Bloomfield School District obtains bronze level from Sustainable Jersey

Bloomfield School District science supervisor Lou Cappello presents the Sustainable Jersey certification to the Board of Education on Tuesday, Sept. 21.

BLOOMFIELD, NJ — Bloomfield School District science supervisor Lou Cappello presented the Sustainable Jersey Certification results to the Bloomfield Board of Education and district administrators at the BOE meeting on Tuesday, Sept. 21, saying that schools in the district have achieved the bronze level certification. The district as a whole does not apply to be certified; individual schools apply through the district for their own certifications. All 11 schools in the district received the certification.

The program is for preschool through high school in public schools in the state and provides guidance, support and recognition to schools that implement steps in sustainability and in preparing students for the future.

“The idea is to get our school and community to be proactive, when it comes to facing challenges in sustainability and other areas as well,” Cappello said at the meeting. “Bronze certification means that a school has made a commitment to sustainability and has succeeded in implementing first steps.”

There is also a silver certification, which schools can obtain when they show they have made significant progress. Since this was the first year schools in Bloomfield applied, they applied for the lower-level bronze certification. To obtain the bronze certification, the school has to establish a green team, implement two of 14 priority actions, complete actions in six of 27 categories and receive 150 points in the scoring system.

“Last spring, we did online professional development that was run by people from our own community,” Cappello said, when describing how the Bloomfield schools received the certification. “We heard about pollinator gardens, we got sustainability training and learned more about urban gardening and how climate impacts urban areas, and we learned a lot about recycling. The teachers got a lot out of that, and we’re hoping to put some of it in action moving forward.”

Other categories the schools in the district received points toward the certification for include promoting locally grown foods, using green cleaning supplies and green cleaning training programs.

“Our custodians attend training sessions so that they are using materials properly,” Cappello said.
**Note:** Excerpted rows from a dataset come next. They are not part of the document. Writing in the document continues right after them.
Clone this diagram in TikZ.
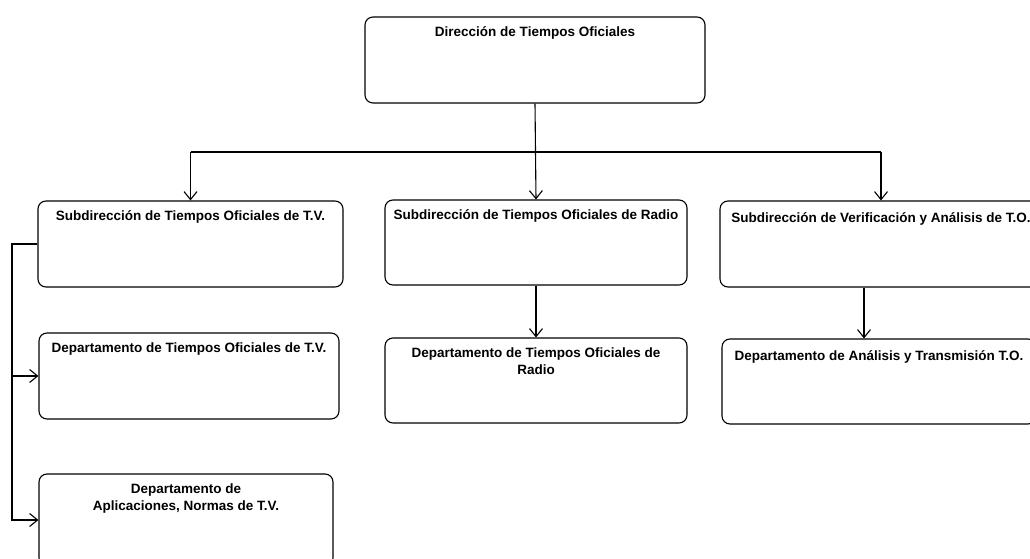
\documentclass[tikz,border=0pt]{standalone}
\usepackage{fontspec}
\setmainfont{Liberation Sans}
\usetikzlibrary{arrows.meta,positioning}

\tikzset{
  unit/.style={draw,rounded corners=8pt,line width=1.1pt},
  unittext/.style={anchor=north,yshift=-10pt,inner sep=0pt,align=center,
    font=\fontsize{13.5}{17}\selectfont\bfseries},
  arr/.style={-{Straight Barb[length=8pt,width=13pt]}},
}

\begin{document}
\begin{tikzpicture}[x=1pt,y=-1pt,line width=1.1pt]
    \clip (0,0) rectangle (1030,559);

    \node[unit,minimum width=340pt,minimum height=86pt,
      label={[unittext]north:Dirección de Tiempos Oficiales}] (dto) at (535,60) {};

    \node[unit,minimum width=305pt,minimum height=86pt,
      label={[unittext]north:Subdirección de Tiempos Oficiales de T.V.}] (stv) at (190.5,244) {};
    \node[unit,minimum width=302pt,minimum height=85pt,
      label={[unittext]north:Subdirección de Tiempos Oficiales de Radio}] (srad) at (536,242.5) {};
    \node[unit,minimum width=322pt,minimum height=86pt,
      label={[unittext,yshift=-2pt]north:Subdirección de Verificación y Análisis de T.O.}] (sver) at (881,244) {};

    \node[unit,minimum width=300pt,minimum height=86pt,
      label={[unittext]north:Departamento de Tiempos Oficiales de T.V.}] (dtv) at (189,376) {};
    \node[unit,minimum width=294pt,minimum height=92pt,
      label={[unittext]north:Departamento de\\Aplicaciones, Normas de T.V.}] (dapl) at (186,520) {};
    \node[unit,minimum width=302pt,minimum height=85pt,
      label={[unittext]north:Departamento de Tiempos Oficiales de\\Radio}] (drad) at (536,380.5) {};
    \node[unit,minimum width=314pt,minimum height=85pt,
      label={[unittext,yshift=-2pt]north:Departamento de Análisis y Transmisión T.O.}] (dant) at (879,381.5) {};

    \coordinate (hub) at (0,152);
    \coordinate (bus) at (12,0);

    \draw[arr] (dto.south) -- (srad.north);
    \draw (stv.north |- hub) -- (sver.north |- hub);
    \draw[arr] (stv.north |- hub) -- (stv.north);
    \draw[arr] (sver.north |- hub) -- (sver.north);

    \draw[arr] (srad.south) -- (drad.north);
    \draw[arr] ([xshift=-17pt]sver.south) -- ([xshift=-17pt]sver.south |- dant.north);

    \draw[arr] (stv.west) -- (stv.west -| bus) |- (dapl.west);
    \draw[arr] (dtv.west -| bus) -- (dtv.west);
\end{tikzpicture}
\end{document}
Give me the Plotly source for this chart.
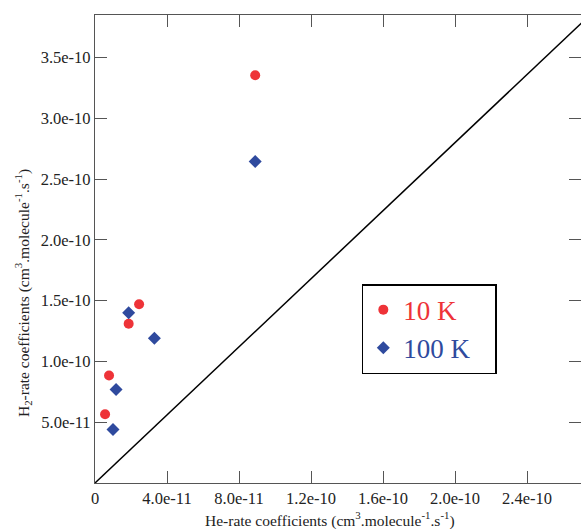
import plotly.graph_objects as go

# ---- data ----
he_10K = [8.9e-11, 2.45e-11, 1.87e-11, 7.8e-12, 5.6e-12]
h2_10K = [3.355e-10, 1.47e-10, 1.31e-10, 8.85e-11, 5.65e-11]

he_100K = [8.9e-11, 1.87e-11, 3.3e-11, 1.17e-11, 1.0e-11]
h2_100K = [2.645e-10, 1.40e-10, 1.19e-10, 7.7e-11, 4.4e-11]

x_tickvals = [0, 4.0e-11, 8.0e-11, 1.2e-10, 1.6e-10, 2.0e-10, 2.4e-10]
x_ticktext = ["0", "4.0e-11", "8.0e-11", "1.2e-10", "1.6e-10", "2.0e-10", "2.4e-10"]
y_tickvals = [5.0e-11, 1.0e-10, 1.5e-10, 2.0e-10, 2.5e-10, 3.0e-10, 3.5e-10]
y_ticktext = ["5.0e-11", "1.0e-10", "1.5e-10", "2.0e-10", "2.5e-10", "3.0e-10", "3.5e-10"]

x_range = [0, 2.7e-10]
y_range = [0, 3.85e-10]
# corner-to-corner reference line of the full (uncropped) frame
diag_x = [0, 2.75e-10]
diag_y = [0, 3.85e-10]

RED = "#ee3338"
BLUE = "#2f4a9e"
FONT = "Liberation Serif"
PAD = "\u00a0" * 3

fig = go.Figure()

fig.add_trace(go.Scatter(
    x=diag_x, y=diag_y, mode="lines",
    line=dict(color="black", width=1.5),
    showlegend=False, hoverinfo="skip", cliponaxis=True,
))

fig.add_trace(go.Scatter(
    x=he_10K, y=h2_10K, mode="markers",
    marker=dict(symbol="circle", size=10, color=RED),
    name=f"<span style='color:{RED}'>10 K</span>",
))
fig.add_trace(go.Scatter(
    x=he_100K, y=h2_100K, mode="markers",
    marker=dict(symbol="diamond", size=10, color=BLUE),
    name=f"<span style='color:{BLUE}'>100 K{PAD}</span>",
))

axis_common = dict(
    showline=True, linecolor="#555555", linewidth=1.2,
    mirror="ticks", ticks="inside", ticklen=12, tickwidth=1,
    tickcolor="#555555", showgrid=False, zeroline=False,
    automargin=False,
    tickfont=dict(family=FONT, size=16.5, color="#222222"),
)

fig.update_xaxes(range=x_range, tickvals=x_tickvals, ticktext=x_ticktext,
                 **axis_common)
fig.update_yaxes(range=y_range, tickvals=y_tickvals, ticktext=y_ticktext,
                 **axis_common)

fig.add_annotation(
    text="H<sub>2</sub>-rate coefficients (cm<sup>3</sup>.molecule<sup>-1</sup>.s<sup>-1</sup>)",
    xref="paper", yref="paper", x=-0.148, y=0.406,
    textangle=-90, showarrow=False,
    font=dict(family=FONT, size=15.5, color="#222222"),
    xanchor="center", yanchor="middle",
)
fig.add_annotation(
    text="He-rate coefficients (cm<sup>3</sup>.molecule<sup>-1</sup>.s<sup>-1</sup>)",
    xref="paper", yref="paper", x=0.4835, y=-0.079,
    showarrow=False,
    font=dict(family=FONT, size=15.5, color="#222222"),
    xanchor="center", yanchor="middle",
)

fig.update_layout(
    width=581, height=529,
    margin=dict(l=95, r=0, t=15, b=46, autoexpand=False),
    paper_bgcolor="white", plot_bgcolor="white",
    showlegend=True,
    legend=dict(
        x=0.549, y=0.425, xanchor="left", yanchor="top",
        bgcolor="white", bordercolor="black", borderwidth=1.5,
        font=dict(family=FONT, size=27),
        tracegroupgap=0,
        itemsizing="trace",
    ),
)

fig.write_html("out.html", config={"displayModeBar": False},
               post_script="document.body.style.margin='0';")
The schools also received points for purchasing green cleaning supplies.

In total, the Bloomfield schools received points toward bronze certification in 14 different categories. Most are under the sustainability umbrella, but there are several categories that are not, such as student participation in the arts and social emotional learning.

“You can see that there are other areas, not just related to sustainability, that Sustainable Jersey asks you to show what you’re doing, and there are valid reasons for that,” Cappello said. “These are all things that we have been doing, and to put it all together and see what came out of it is fantastic.”

Bloomfield has a districtwide Green Team, with a representative from each school and two from Bloomfield High School. There is also a student representative from BHS. Cappello, Business Administrator Vicky Guo and Assistant Superintendent Joe Fleres are also on the committee.

“Next week, we’re meeting again as a Green Team to talk about some of the things we got this professional development training on, such as recycling, pollinator gardens, urban vegetable gardens and the infusing climate change and sustainability within the curriculum,” Cappello said. “We always do a large focus around Earth Day, and we’ve also done a plastic toy drive, so those toys don’t go into landfills and instead get reused.”

BOE member Michael Heller is the board’s liaison to the Green Team and said the board passed resolutions with the intention of obtaining certification with Sustainable Jersey several years ago, in his comments at the meeting.

“It’s taken us a while to get there,” Heller said. “I think 165 points is nothing to sneeze at. It certainly is more than the 150 minimum. I look to future requests from you, in terms of board actions that we can take that benefit all 11 schools.”

The next priority, according to Cappello, after BOE member Shane Berger asked at the meeting, is to get students involved.

“They can get involved with gardening in their schools and get involved with the recycling program in their schools,” Cappello said. “That’s our next focus: to teach kids that it’s important to reuse instead of throw out.”

The teachers who are on the Green Team said they are enthusiastic about expanding the program to involve their students more.

“They want to really have an impact on our community and the environment,” Cappello said. “They bring all of these ideas and get very excited about that, and I’m excited to see what comes of it.”